Let’s look at East of Bath traffic again.

Remember this? Reducing the amount of traffic coming into Bath from the Eastern side of the city the cost the previous council administration its leadership and a previous MP his seat.

A Park and Ride on the Bathampton Meadows was not what the majority of people wanted and they showed it by voting in a Lib-Dem ruling group instead.

One which has now decided to turn its attention to that traffic-clogged side of the city, but has come up with a different way of trying to deal with it.

B&NES has just released a study the administration commissioned into something they call ‘Link and Ride.’

The report by Atkins considered the feasibility of providing a rapid transport service serving communities along the A4 between Chippenham and Bath.

Rather than locate a large P&R site on Green Belt land, a Link and Ride scheme would utilize Brown Field sites and some existing car parks to create much smaller interchange hubs for cyclists and pedestrians as well as a limited number of car parking spaces.

A number of options were tested all of which showed that car trips into Bath along the A4 could be reduced by such a scheme. The study showed that the greatest impact was produced through a combination of measures including lower fares, a high-frequency service and bus priority measures. It also concluded that in terms of affordability it was preferable to build on the existing X31 service rather than to have a new dedicated bus route.

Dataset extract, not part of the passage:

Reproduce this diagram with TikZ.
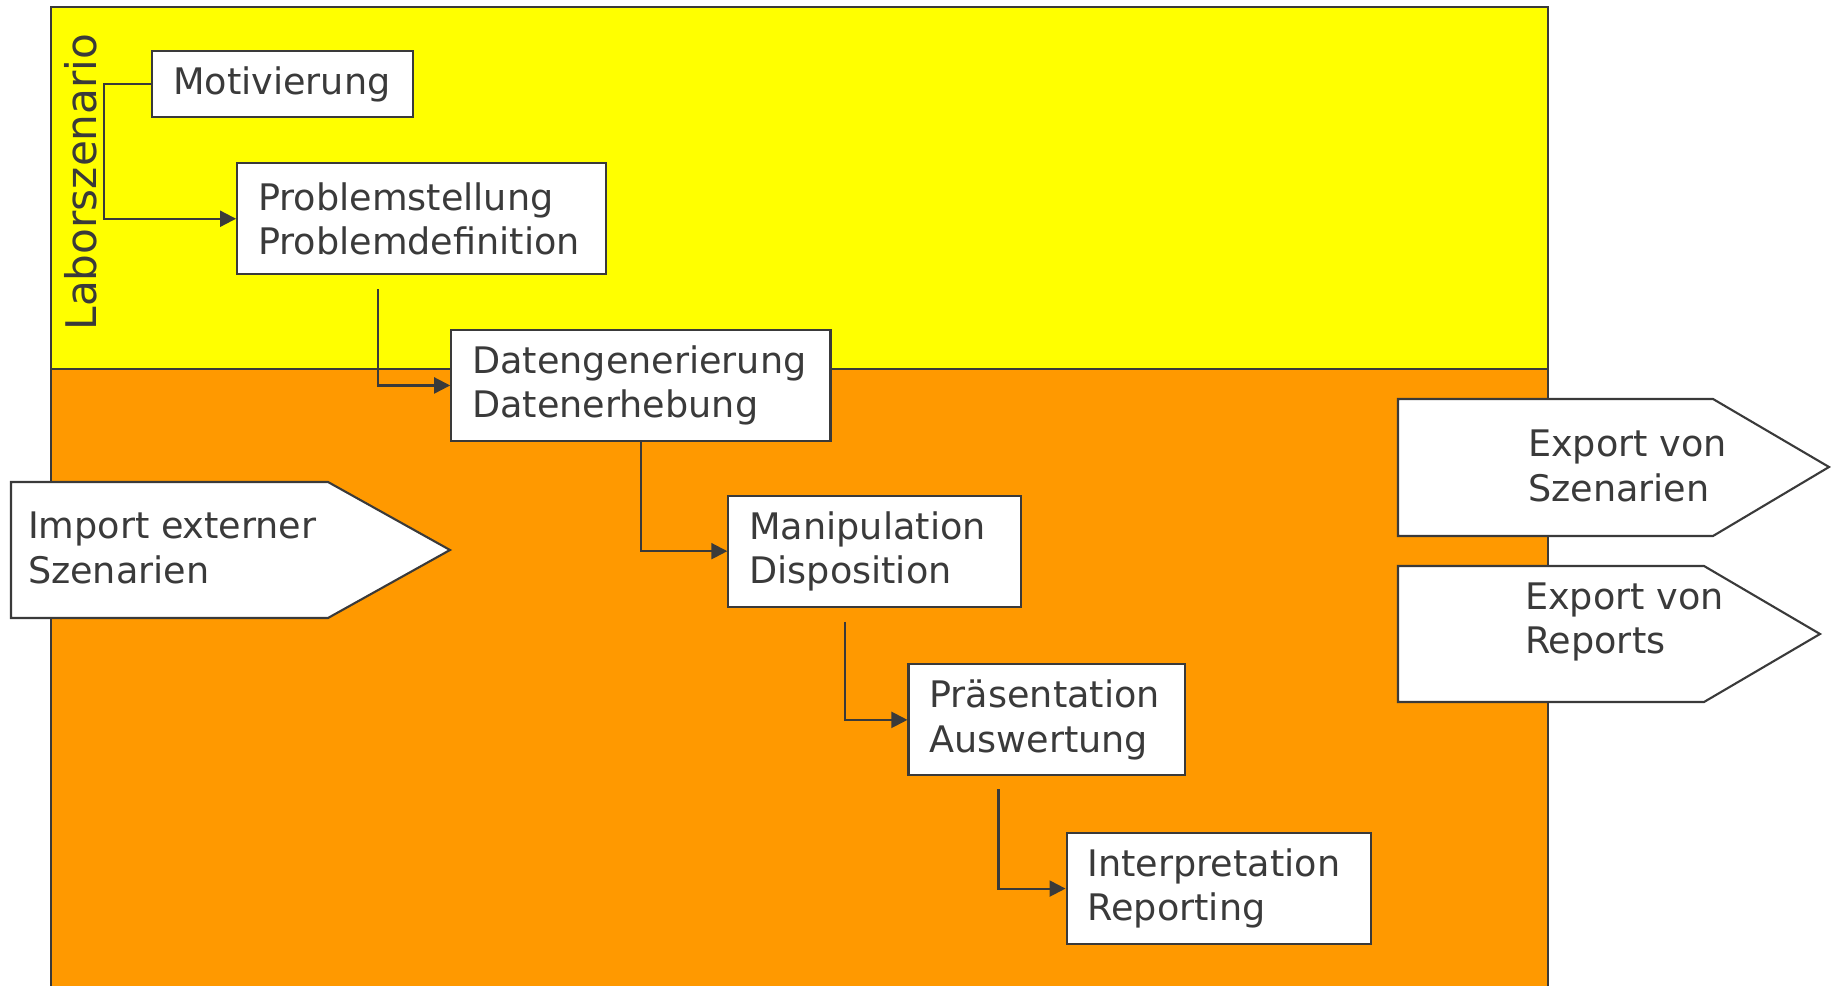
\documentclass[tikz,border=0pt]{standalone}
\usepackage{fontspec}
\setmainfont{DejaVu Sans}
\usetikzlibrary{positioning,arrows.meta}
\definecolor{labyellow}{HTML}{FFFF00}
\definecolor{laborange}{HTML}{FF9900}
\definecolor{darkline}{HTML}{3A3A3A}

\begin{document}
\begin{tikzpicture}[
    x=0.01cm, y=-0.01cm,
    line width=0.6pt,
    font=\fontsize{10.4}{12.6}\selectfont,
    box/.style = {
        rectangle, draw=darkline, fill=white, text=darkline,
        inner xsep=0.21cm, inner ysep=0pt, align=left
    },
    sign/.style = {draw=darkline, fill=white},
    signtext/.style = {inner sep=0pt, align=left, text=darkline, anchor=west},
    arrow/.style = {-{Triangle[length=0.16cm,width=0.16cm]}, draw=darkline}
]
\useasboundingbox (0,0) rectangle (1831,986);

% Background
\fill[labyellow] (51,7) rectangle (1548,369);
\fill[laborange] (51,369) rectangle (1548,986);
\draw[darkline] (51,986) -- (51,7) -- (1548,7) -- (1548,986);
\draw[darkline] (51,369) -- (1548,369);
\node[rotate=90, anchor=base, text=darkline, font=\fontsize{12}{14}\selectfont] (labor) at (96,182) {Laborszenario};

% Import / Export
\draw[sign] (11,482) -- (328,482) -- (450,550) -- (328,618) -- (11,618) -- cycle;
\node[signtext] (import) at (27,548) {Import externer\\Szenarien};
\draw[sign] (1398,399) -- (1713,399) -- (1829,467) -- (1713,536) -- (1398,536) -- cycle;
\node[signtext] (expszen) at (1527,466) {Export von\\Szenarien};
\draw[sign] (1398,566) -- (1704,566) -- (1820,634) -- (1704,702) -- (1398,702) -- cycle;
\node[signtext] (exprep) at (1524,622) {Export von\\Reports};

% Steps
\node[box, text width=2.19cm, minimum height=0.66cm, anchor=north west] (motiv) at (151,50) {Motivierung};
\node[box, text width=3.27cm, minimum height=1.11cm, below right=0.44cm and 0.85cm of motiv.south west] (problem) {Problemstellung\\Problemdefinition};
\node[box, text width=3.37cm, minimum height=1.11cm, below right=0.535cm and 2.14cm of problem.south west] (daten) {Datengenerierung\\Datenerhebung};
\node[box, text width=2.50cm, minimum height=1.11cm, below right=0.525cm and 2.77cm of daten.south west] (manip) {Manipulation\\Disposition};
\node[box, text width=2.34cm, minimum height=1.11cm, below right=0.555cm and 1.80cm of manip.south west] (praes) {Präsentation\\Auswertung};
\node[box, text width=2.62cm, minimum height=1.11cm, below right=0.555cm and 1.58cm of praes.south west] (interp) {Interpretation\\Reporting};

% Arrows
\draw[arrow] (motiv.west) -- ++(-47,0) |- (problem.west);
\draw[arrow] ([xshift=1.42cm,yshift=-0.14cm]problem.south west) |- (daten.west);
\draw[arrow] (daten.south) |- (manip.west);
\draw[arrow] ([xshift=1.18cm,yshift=-0.14cm]manip.south west) |- (praes.west);
\draw[arrow] ([xshift=0.91cm,yshift=-0.13cm]praes.south west) |- (interp.west);

\end{tikzpicture}
\end{document}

Perhaps unsurprisingly the study confirmed that significant levels of carbon saving could be made if the scheme was served by zero-emission buses. The best alternative to this in terms of carbon saving was to reduce fares in order to increase bus patronage and ensure that buses are well utilised. This has the effect of reducing operating costs and supporting the viability of services at a time when the industry finds itself in difficulty.

Cllr Sarah Warren said, “this is the first time a detailed examination of a potential Link & Ride scheme has been undertaken, it provides a good platform to move forward to discuss the idea further with the West of England Combined Authority and with Wiltshire who would need to be part of such a scheme”.

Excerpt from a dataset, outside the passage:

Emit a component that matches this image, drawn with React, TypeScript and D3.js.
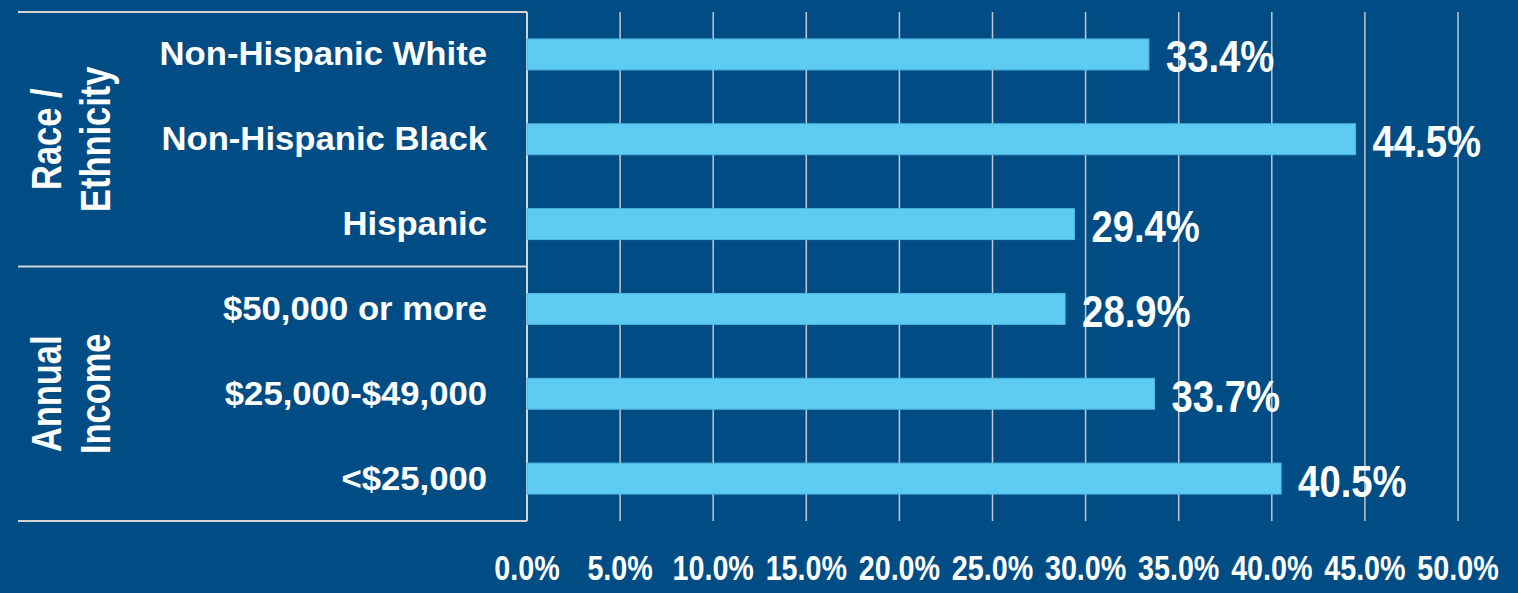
import React from "react";
import * as d3 from "d3";

const categories = [
  "Non-Hispanic White",
  "Non-Hispanic Black",
  "Hispanic",
  "$50,000 or more",
  "$25,000-$49,000",
  "<$25,000",
];
const values = [33.4, 44.5, 29.4, 28.9, 33.7, 40.5];
const ticks = [0, 5, 10, 15, 20, 25, 30, 35, 40, 45, 50];
const groups = [
  { lines: ["Race /", "Ethnicity"], from: 0, to: 3 },
  { lines: ["Annual", "Income"], from: 3, to: 6 },
];

const W = 1518;
const H = 593;
const BG = "#004d86";
const BAR = "#5ecbf3";
const FONT = "'Liberation Sans', Arial, sans-serif";

export default function App() {
  const x = d3.scaleLinear().domain([0, 50]).range([527, 1458]);
  const top = 12;
  const bottom = 521;
  const p = 0.635;
  const y = d3
    .scaleBand<string>()
    .domain(categories)
    .range([top, bottom])
    .paddingInner(p)
    .paddingOuter(p / 2);
  const step = y.step();
  const tableLeft = 18;
  const lineColor = "#d4d4d4";

  return (
    <svg
      width={W}
      height={H}
      style={{ position: "absolute", left: 0, top: 0, display: "block" }}
      fontFamily={FONT}
    >
      <rect x={0} y={0} width={W} height={H} fill={BG} />
      {/* gridlines */}
      {ticks.map((t) => (
        <line
          key={"g" + t}
          x1={x(t)}
          x2={x(t)}
          y1={top}
          y2={bottom}
          stroke="#c4c8cc"
          strokeWidth={1.5}
        />
      ))}
      {/* table lines */}
      <line x1={tableLeft} x2={527} y1={top} y2={top} stroke={lineColor} strokeWidth={2} />
      <line
        x1={tableLeft}
        x2={527}
        y1={top + step * 3}
        y2={top + step * 3}
        stroke={lineColor}
        strokeWidth={2}
      />
      <line x1={tableLeft} x2={527} y1={bottom} y2={bottom} stroke={lineColor} strokeWidth={2} />
      <line x1={527} x2={527} y1={top} y2={bottom} stroke={lineColor} strokeWidth={2} />
      {/* bars */}
      {categories.map((c, i) => (
        <rect
          key={"b" + c}
          x={x(0)}
          y={y(c)!}
          width={x(values[i]) - x(0)}
          height={y.bandwidth()}
          fill={BAR}
          stroke="#4fb6e0"
          strokeWidth={1}
        />
      ))}
      {/* value labels */}
      {categories.map((c, i) => {
        const cy = y(c)! + y.bandwidth() / 2;
        return (
          <text
            key={"v" + c}
            transform={`translate(${x(values[i]) + 17},${cy + 18}) scale(0.85,1)`}
            fill="#fff"
            fontWeight="bold"
            fontSize={45}
          >
            {values[i].toFixed(1) + "%"}
          </text>
        );
      })}
      {/* category labels */}
      {categories.map((c) => {
        const cy = y(c)! + y.bandwidth() / 2;
        return (
          <text
            key={"c" + c}
            transform={`translate(487,${cy + 11}) scale(1.02,1)`}
            textAnchor="end"
            fill="#fff"
            fontWeight="bold"
            fontSize={34}
          >
            {c}
          </text>
        );
      })}
      {/* group labels */}
      {groups.map((g) => {
        const cy = top + step * ((g.from + g.to) / 2);
        return g.lines.map((ln, j) => (
          <text
            key={"gl" + ln}
            transform={`translate(${61 + j * 49},${cy}) rotate(-90) scale(0.82,1)`}
            textAnchor="middle"
            fill="#fff"
            fontWeight="bold"
            fontSize={42}
          >
            {ln}
          </text>
        ));
      })}
      {/* tick labels */}
      {ticks.map((t) => (
        <text
          key={"t" + t}
          transform={`translate(${x(t)},580) scale(0.82,1)`}
          textAnchor="middle"
          fill="#fff"
          fontWeight="bold"
          fontSize={35}
        >
          {t.toFixed(1) + "%"}
        </text>
      ))}
    </svg>
  );
}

She added that “the study has not yet considered the benefits to be gained by communities along the route of having a quick safe and reliable alternative to the car. I want to consider those residents who can walk and cycle to these sites as well as those who would drive there. As part of such a scheme, the A4 at Bathford could become part of a sustainable transport corridor, seeing big improvements to safety for pedestrians and cyclists. 

Also, sites could be used as safe drop-off points, perhaps for people with mobility problems or for children travelling to school, as well as hubs for our electric scooters. Once we understand who might use Link and Ride and the type of journeys they make we will be better able to consider the viability of such a scheme and its benefits”.

One of the options being considered is to set up a short-term trial using existing carparks that lie on the existing X31 service route as interchanges. This could involve a low set-up cost and would help identify the potential demand for such a scheme.

The Link and Ride model has some big supporters in the bus industry, and suggestions have come forward for other routes, such as Melksham to Bath or Bradford Upon Avon to Bath to support other rural communities.

This model of provision, first suggested by Liberal Democrat Councillors in Bath and North East Somerset, has now been adopted by the West of England Combined Authority (WECA) through the proposed City Region Sustainable Transport Fund corridors on the A4 Bristol to Bath, A37 and A367.

As WECA is now the local Transport Authority, the report has been shared with them and we will be seeking to discuss next steps with the WECA Mayor, with Wiltshire County Council and with our local transport stakeholders including the Net Zero Stakeholder Group.

The privatised public transport system is no longer fit for purpose and is failing our residents. In the absence of leadership from government, we must explore every opportunity to secure as many bus services as we can. This report outlines ideas for boosting passenger numbers.